To this, two answers are offered relating to the intent of Torah study: According to the first answer, Torah studied לשמה – ‘for its own sake’ is what is being referred to as Torah of Chessed, while according to the second answer, Torah studied ללמדה – ‘with the intent to share and teach it’ is what is being referred to as Torah of Chessed.

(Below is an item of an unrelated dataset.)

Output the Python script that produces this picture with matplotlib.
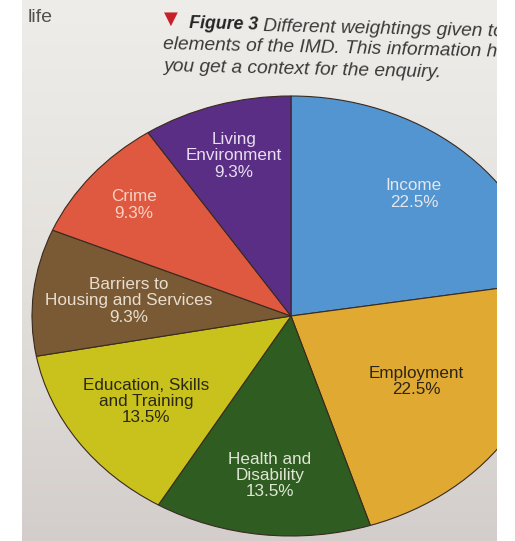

While some may claim that these answers are mutually exclusive, I don’t think this needs to be so. Instead, based on the insights in today’s daf, as well as our understanding of Eshet Chayil, I believe that the ideal Torah of Chessed is Torah that is studied for its own sake and on its own terms which is then shared with and taught to others with the hope that it will encourage and inspire those touched by these holy words and teachings to enrich and enhance the lives of others by the Chessed that they do. And while I cannot claim to say that I achieve this each day, or perhaps even on any day, it is important to understand that this is what I try to do through the Torah that I learn and share – to learn Torah, to emphasise the quality of Chessed in Torah, and to encourage people to do Chessed as inspired by Torah. And why is this so important? Because as Rabbi Sacks so beautifully explains in ‘To Heal a Fractured World’ (pp. 45-46):
‘What is Chessed? It is usually translated as ‘kindness’ but it also means ‘love’ – not love as emotion or passion, but love expressed as deed…Chessed is the love that is loyalty, and the loyalty that is love. It is born in the generosity of faithfulness, the love that means being ever-present for the other, in hard times as well as good; love that grows stronger, not weaker, over time. It is love moralized into small gestures of help and understanding, support and friendship: the poetry of everyday life written in the language of simple deeds. Those who know it experience the world differently from those who do not. It is not for them a threatening and dangerous place. It is one where trust is rewarded precisely because it does not seek reward. Chessed is the gift of love that begets love.’